Unfortunately, you can't just fill up your ranks with apprentices and pump out masterwork quality items because a master was in charge of the project. The lowest crafting discipline skill level determines which time multiplier you use, as well as if you must make a check at the end. For that reasons people who work on large scale projects are generally partner rank or more advanced; you can't have people who don't know what they're doing mess it up for everyone.
<may add something in here about unequal contributions for different sized creatures>
Crafting an item above your ability level requires a successful attribute check. The DC for this check is 15, and you add the bonus from the key attribute for your crafting discipline to your roll. Bonuses from enhancement effects can only be added to this check if the enhancement persisted through the entire crafting of the item. You may not take 10 on this check.
A successful check indicates that you have properly crafted an item of the desired quality.

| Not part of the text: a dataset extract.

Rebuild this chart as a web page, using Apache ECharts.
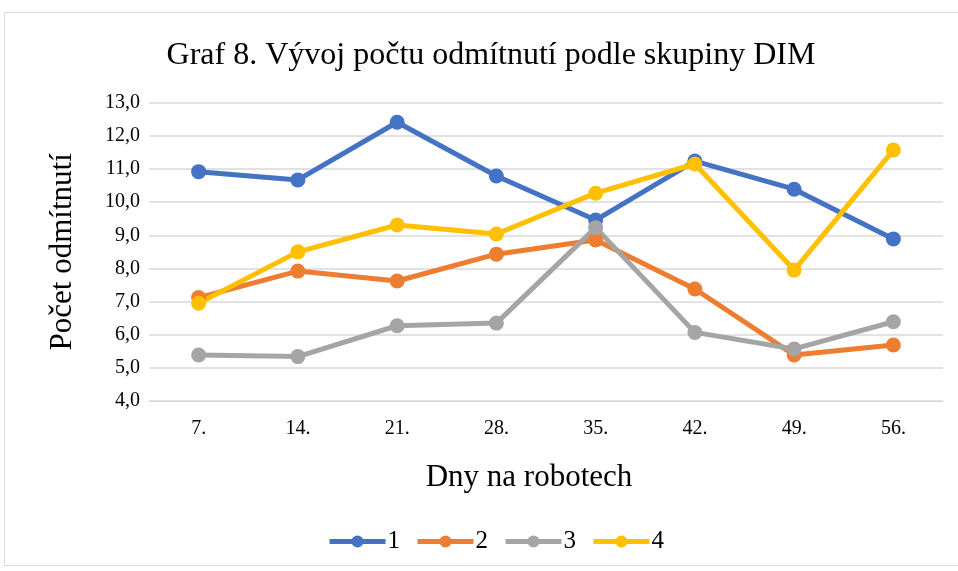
<!DOCTYPE html>
<html>
<head>
<meta charset="utf-8">
<script src="https://cdn.jsdelivr.net/npm/echarts@6/dist/echarts.min.js"></script>
<style>
  html, body { margin: 0; padding: 0; background: #fff; }
  #chart { width: 958px; height: 571px; }
</style>
</head>
<body>
<div id="chart"></div>
<script>
const categories = ['7.', '14.', '21.', '28.', '35.', '42.', '49.', '56.'];
const group1 = [10.92, 10.67, 12.41, 10.79, 9.46, 11.24, 10.39, 8.89];
const group2 = [7.12, 7.92, 7.62, 8.43, 8.86, 7.38, 5.39, 5.69];
const group3 = [5.39, 5.34, 6.27, 6.35, 9.23, 6.07, 5.57, 6.39];
const group4 = [6.95, 8.50, 9.31, 9.04, 10.27, 11.15, 7.95, 11.57];
const seriesNames = ['1', '2', '3', '4'];
const colors = ['#4472C4', '#ED7D31', '#A5A5A5', '#FFC000'];

const font = '"Liberation Serif", "DejaVu Serif", serif';
const chart = echarts.init(document.getElementById('chart'));

const makeSeries = (name, data, color) => ({
  name,
  type: 'line',
  data,
  symbol: 'circle',
  symbolSize: 15,
  itemStyle: { color },
  lineStyle: { color, width: 5 },
  emphasis: { disabled: true },
  animation: false
});

chart.setOption({
  textStyle: { fontFamily: font },
  graphic: [{
    type: 'rect',
    shape: { x: 4.5, y: 12.5, width: 980, height: 553 },
    style: { fill: 'none', stroke: '#D9D9D9', lineWidth: 1 },
    silent: true
  }],
  title: {
    text: 'Graf 8. Vývoj počtu odmítnutí podle skupiny DIM',
    left: 486,
    textAlign: 'center',
    top: 35,
    textStyle: { fontFamily: font, fontSize: 32, fontWeight: 'normal', color: '#000' }
  },
  legend: {
    bottom: 12,
    left: 322,
    itemWidth: 56,
    itemHeight: 15,
    itemGap: 15,
    lineStyle: { width: 5 },
    textStyle: { fontFamily: font, fontSize: 25, color: '#000', padding: [0, 0, 0, -3] },
    data: seriesNames
  },
  grid: {
    left: 149,
    right: 15,
    top: 102.7,
    bottom: 170
  },
  xAxis: {
    type: 'category',
    data: categories,
    name: 'Dny na robotech',
    nameLocation: 'middle',
    nameGap: 61,
    nameTextStyle: { fontFamily: font, fontSize: 31, color: '#000', padding: [0, 34, 0, 0] },
    axisLine: { lineStyle: { color: '#D9D9D9' } },
    axisTick: { show: false },
    axisLabel: { fontFamily: font, fontSize: 20, color: '#000', margin: 18 }
  },
  yAxis: {
    type: 'value',
    min: 4,
    max: 13,
    interval: 1,
    name: 'Počet odmítnutí',
    nameLocation: 'middle',
    nameGap: 71,
    nameTextStyle: { fontFamily: font, fontSize: 31, color: '#000' },
    axisLine: { show: false },
    axisTick: { show: false },
    splitLine: { lineStyle: { color: '#D9D9D9', width: 1.5 } },
    axisLabel: {
      fontFamily: font,
      fontSize: 20,
      color: '#000',
      margin: 9,
      formatter: (v) => v.toFixed(1).replace('.', ',')
    }
  },
  series: [
    makeSeries(seriesNames[0], group1, colors[0]),
    makeSeries(seriesNames[1], group2, colors[1]),
    makeSeries(seriesNames[2], group3, colors[2]),
    makeSeries(seriesNames[3], group4, colors[3])
  ]
});
</script>
</body>
</html>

A failed check indicates that you failed to craft an item of the desired quality, but instead created an item of the next quality lower. If you were attempting to make a standard or masterwork item and failed, you can retry one time by spending the time difference and making another check. If that retry also fails, or you were trying to make a decorative masterwork item on the first attempt, you must restart the crafting time from scratch if you are still unhappy with your results.
Crafting Really Complicated Objects
Large complicated projects, like boats or castles, are crafted in pieces. Each piece is crafted, taking time according to it's size, and it is built into the proper position at the end of its time. This allows multiple teams of people to work on large scale, complicated projects without getting in each others' way, and also to allow for mixed material and component quality within the finished work. It's slightly complicated in these cases, but it's better than the alternatives.
Items have a raw material cost depending on their weight and materials, which I think it listed somewhere but I don't feel like looking up. You can purchase partially worked materials (lumber planks from a woodwright for barrels or boats, leather from a tanner for backpacks or armor, etc.) can be purchased for 2x the raw cost. Probably. These numbers may need to be adjusted so that we don't fall into weird cost problems. In general, making armor and weapons should have a huge profit margin and the non-combat ones less so, since the non-combat ones will have a higher useage rate within a community.